### Exercise instructions
Write the data out again exactly, with no pictures.

### Given information
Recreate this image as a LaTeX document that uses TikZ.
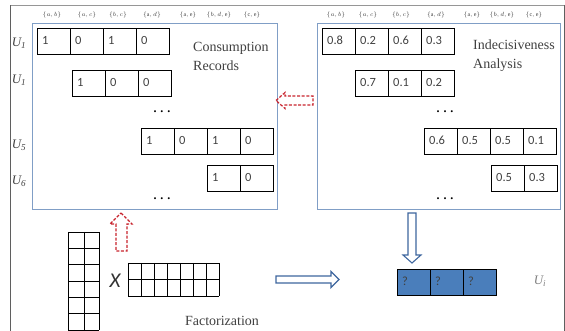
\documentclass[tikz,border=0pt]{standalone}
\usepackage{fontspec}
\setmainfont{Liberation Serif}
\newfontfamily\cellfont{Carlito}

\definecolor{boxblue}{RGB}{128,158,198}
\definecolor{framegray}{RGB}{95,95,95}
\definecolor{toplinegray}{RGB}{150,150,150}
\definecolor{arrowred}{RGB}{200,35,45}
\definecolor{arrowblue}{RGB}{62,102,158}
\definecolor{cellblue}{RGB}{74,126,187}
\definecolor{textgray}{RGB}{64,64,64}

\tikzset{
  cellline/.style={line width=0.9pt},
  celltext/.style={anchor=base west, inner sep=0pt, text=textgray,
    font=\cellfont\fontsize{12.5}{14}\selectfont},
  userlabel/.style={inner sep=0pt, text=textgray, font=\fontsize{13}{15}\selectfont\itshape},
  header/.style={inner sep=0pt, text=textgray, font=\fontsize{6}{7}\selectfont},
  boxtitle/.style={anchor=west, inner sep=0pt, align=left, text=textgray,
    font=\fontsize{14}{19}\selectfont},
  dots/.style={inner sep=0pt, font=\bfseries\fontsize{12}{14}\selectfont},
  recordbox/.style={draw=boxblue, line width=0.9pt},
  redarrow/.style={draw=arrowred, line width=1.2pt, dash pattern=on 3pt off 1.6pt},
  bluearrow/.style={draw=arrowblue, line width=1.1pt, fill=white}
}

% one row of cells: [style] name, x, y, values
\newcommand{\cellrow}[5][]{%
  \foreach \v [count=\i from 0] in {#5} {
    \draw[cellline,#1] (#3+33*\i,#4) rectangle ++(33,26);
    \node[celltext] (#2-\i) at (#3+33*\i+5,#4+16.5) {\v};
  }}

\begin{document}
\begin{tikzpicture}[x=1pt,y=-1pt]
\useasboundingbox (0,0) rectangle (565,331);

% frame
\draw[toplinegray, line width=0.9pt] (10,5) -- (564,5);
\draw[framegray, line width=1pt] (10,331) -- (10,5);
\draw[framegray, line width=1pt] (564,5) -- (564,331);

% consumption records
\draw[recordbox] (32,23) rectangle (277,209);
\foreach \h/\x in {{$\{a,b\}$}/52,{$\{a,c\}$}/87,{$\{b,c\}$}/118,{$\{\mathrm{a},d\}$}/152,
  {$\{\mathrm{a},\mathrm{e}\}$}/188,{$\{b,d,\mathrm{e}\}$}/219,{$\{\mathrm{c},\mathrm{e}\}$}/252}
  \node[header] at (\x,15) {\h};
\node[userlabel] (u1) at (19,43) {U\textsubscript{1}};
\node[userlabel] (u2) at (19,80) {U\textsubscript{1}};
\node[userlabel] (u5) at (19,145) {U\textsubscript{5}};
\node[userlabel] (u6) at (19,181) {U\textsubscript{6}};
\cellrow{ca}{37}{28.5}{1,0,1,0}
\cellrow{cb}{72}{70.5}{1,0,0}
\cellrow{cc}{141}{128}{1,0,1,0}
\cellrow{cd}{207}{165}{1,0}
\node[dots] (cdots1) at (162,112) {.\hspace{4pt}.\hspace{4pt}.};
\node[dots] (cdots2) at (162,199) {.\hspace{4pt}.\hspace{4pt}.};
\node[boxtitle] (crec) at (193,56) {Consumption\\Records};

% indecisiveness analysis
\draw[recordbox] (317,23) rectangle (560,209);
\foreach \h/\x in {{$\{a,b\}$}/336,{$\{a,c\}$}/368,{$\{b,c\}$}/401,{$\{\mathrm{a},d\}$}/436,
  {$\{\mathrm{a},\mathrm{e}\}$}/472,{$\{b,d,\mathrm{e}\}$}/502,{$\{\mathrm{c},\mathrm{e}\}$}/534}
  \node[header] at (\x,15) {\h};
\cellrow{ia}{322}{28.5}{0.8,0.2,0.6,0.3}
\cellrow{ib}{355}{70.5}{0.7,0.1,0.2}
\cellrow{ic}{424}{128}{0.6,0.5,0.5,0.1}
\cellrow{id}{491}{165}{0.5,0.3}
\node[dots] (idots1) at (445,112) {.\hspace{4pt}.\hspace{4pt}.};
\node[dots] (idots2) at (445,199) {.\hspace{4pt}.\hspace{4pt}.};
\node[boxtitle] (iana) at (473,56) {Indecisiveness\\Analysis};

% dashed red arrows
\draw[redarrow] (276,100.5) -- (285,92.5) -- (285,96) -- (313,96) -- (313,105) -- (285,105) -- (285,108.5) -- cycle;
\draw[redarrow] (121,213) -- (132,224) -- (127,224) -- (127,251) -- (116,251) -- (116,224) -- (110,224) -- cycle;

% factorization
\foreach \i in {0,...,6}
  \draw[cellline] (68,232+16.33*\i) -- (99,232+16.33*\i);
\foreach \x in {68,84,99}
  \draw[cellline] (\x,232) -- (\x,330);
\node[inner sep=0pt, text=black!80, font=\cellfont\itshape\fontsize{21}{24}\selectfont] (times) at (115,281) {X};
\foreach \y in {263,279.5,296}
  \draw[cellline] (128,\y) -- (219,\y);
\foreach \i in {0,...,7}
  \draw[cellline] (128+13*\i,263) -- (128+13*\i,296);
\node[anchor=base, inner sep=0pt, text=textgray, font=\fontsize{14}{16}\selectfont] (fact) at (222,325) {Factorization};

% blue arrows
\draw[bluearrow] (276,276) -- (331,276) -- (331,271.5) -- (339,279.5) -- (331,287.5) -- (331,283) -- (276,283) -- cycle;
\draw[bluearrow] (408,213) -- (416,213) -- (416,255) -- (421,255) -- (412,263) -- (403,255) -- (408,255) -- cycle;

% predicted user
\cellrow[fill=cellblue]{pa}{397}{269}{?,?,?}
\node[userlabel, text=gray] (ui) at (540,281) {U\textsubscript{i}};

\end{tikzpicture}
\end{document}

### Response to the exercise
Recreate this image as a LaTeX document that uses TikZ.
\documentclass[tikz,border=0pt]{standalone}
\usepackage{fontspec}
\setmainfont{Liberation Serif}
\newfontfamily\cellfont{Carlito}

\definecolor{boxblue}{RGB}{128,158,198}
\definecolor{framegray}{RGB}{95,95,95}
\definecolor{toplinegray}{RGB}{150,150,150}
\definecolor{arrowred}{RGB}{200,35,45}
\definecolor{arrowblue}{RGB}{62,102,158}
\definecolor{cellblue}{RGB}{74,126,187}
\definecolor{textgray}{RGB}{64,64,64}

\tikzset{
  cellline/.style={line width=0.9pt},
  celltext/.style={anchor=base west, inner sep=0pt, text=textgray,
    font=\cellfont\fontsize{12.5}{14}\selectfont},
  userlabel/.style={inner sep=0pt, text=textgray, font=\fontsize{13}{15}\selectfont\itshape},
  header/.style={inner sep=0pt, text=textgray, font=\fontsize{6}{7}\selectfont},
  boxtitle/.style={anchor=west, inner sep=0pt, align=left, text=textgray,
    font=\fontsize{14}{19}\selectfont},
  dots/.style={inner sep=0pt, font=\bfseries\fontsize{12}{14}\selectfont},
  recordbox/.style={draw=boxblue, line width=0.9pt},
  redarrow/.style={draw=arrowred, line width=1.2pt, dash pattern=on 3pt off 1.6pt},
  bluearrow/.style={draw=arrowblue, line width=1.1pt, fill=white}
}

% one row of cells: [style] name, x, y, values
\newcommand{\cellrow}[5][]{%
  \foreach \v [count=\i from 0] in {#5} {
    \draw[cellline,#1] (#3+33*\i,#4) rectangle ++(33,26);
    \node[celltext] (#2-\i) at (#3+33*\i+5,#4+16.5) {\v};
  }}

\begin{document}
\begin{tikzpicture}[x=1pt,y=-1pt]
\useasboundingbox (0,0) rectangle (565,331);

% frame
\draw[toplinegray, line width=0.9pt] (10,5) -- (564,5);
\draw[framegray, line width=1pt] (10,331) -- (10,5);
\draw[framegray, line width=1pt] (564,5) -- (564,331);

% consumption records
\draw[recordbox] (32,23) rectangle (277,209);
\foreach \h/\x in {{$\{a,b\}$}/52,{$\{a,c\}$}/87,{$\{b,c\}$}/118,{$\{\mathrm{a},d\}$}/152,
  {$\{\mathrm{a},\mathrm{e}\}$}/188,{$\{b,d,\mathrm{e}\}$}/219,{$\{\mathrm{c},\mathrm{e}\}$}/252}
  \node[header] at (\x,15) {\h};
\node[userlabel] (u1) at (19,43) {U\textsubscript{1}};
\node[userlabel] (u2) at (19,80) {U\textsubscript{1}};
\node[userlabel] (u5) at (19,145) {U\textsubscript{5}};
\node[userlabel] (u6) at (19,181) {U\textsubscript{6}};
\cellrow{ca}{37}{28.5}{1,0,1,0}
\cellrow{cb}{72}{70.5}{1,0,0}
\cellrow{cc}{141}{128}{1,0,1,0}
\cellrow{cd}{207}{165}{1,0}
\node[dots] (cdots1) at (162,112) {.\hspace{4pt}.\hspace{4pt}.};
\node[dots] (cdots2) at (162,199) {.\hspace{4pt}.\hspace{4pt}.};
\node[boxtitle] (crec) at (193,56) {Consumption\\Records};

% indecisiveness analysis
\draw[recordbox] (317,23) rectangle (560,209);
\foreach \h/\x in {{$\{a,b\}$}/336,{$\{a,c\}$}/368,{$\{b,c\}$}/401,{$\{\mathrm{a},d\}$}/436,
  {$\{\mathrm{a},\mathrm{e}\}$}/472,{$\{b,d,\mathrm{e}\}$}/502,{$\{\mathrm{c},\mathrm{e}\}$}/534}
  \node[header] at (\x,15) {\h};
\cellrow{ia}{322}{28.5}{0.8,0.2,0.6,0.3}
\cellrow{ib}{355}{70.5}{0.7,0.1,0.2}
\cellrow{ic}{424}{128}{0.6,0.5,0.5,0.1}
\cellrow{id}{491}{165}{0.5,0.3}
\node[dots] (idots1) at (445,112) {.\hspace{4pt}.\hspace{4pt}.};
\node[dots] (idots2) at (445,199) {.\hspace{4pt}.\hspace{4pt}.};
\node[boxtitle] (iana) at (473,56) {Indecisiveness\\Analysis};

% dashed red arrows
\draw[redarrow] (276,100.5) -- (285,92.5) -- (285,96) -- (313,96) -- (313,105) -- (285,105) -- (285,108.5) -- cycle;
\draw[redarrow] (121,213) -- (132,224) -- (127,224) -- (127,251) -- (116,251) -- (116,224) -- (110,224) -- cycle;

% factorization
\foreach \i in {0,...,6}
  \draw[cellline] (68,232+16.33*\i) -- (99,232+16.33*\i);
\foreach \x in {68,84,99}
  \draw[cellline] (\x,232) -- (\x,330);
\node[inner sep=0pt, text=black!80, font=\cellfont\itshape\fontsize{21}{24}\selectfont] (times) at (115,281) {X};
\foreach \y in {263,279.5,296}
  \draw[cellline] (128,\y) -- (219,\y);
\foreach \i in {0,...,7}
  \draw[cellline] (128+13*\i,263) -- (128+13*\i,296);
\node[anchor=base, inner sep=0pt, text=textgray, font=\fontsize{14}{16}\selectfont] (fact) at (222,325) {Factorization};

% blue arrows
\draw[bluearrow] (276,276) -- (331,276) -- (331,271.5) -- (339,279.5) -- (331,287.5) -- (331,283) -- (276,283) -- cycle;
\draw[bluearrow] (408,213) -- (416,213) -- (416,255) -- (421,255) -- (412,263) -- (403,255) -- (408,255) -- cycle;

% predicted user
\cellrow[fill=cellblue]{pa}{397}{269}{?,?,?}
\node[userlabel, text=gray] (ui) at (540,281) {U\textsubscript{i}};

\end{tikzpicture}
\end{document}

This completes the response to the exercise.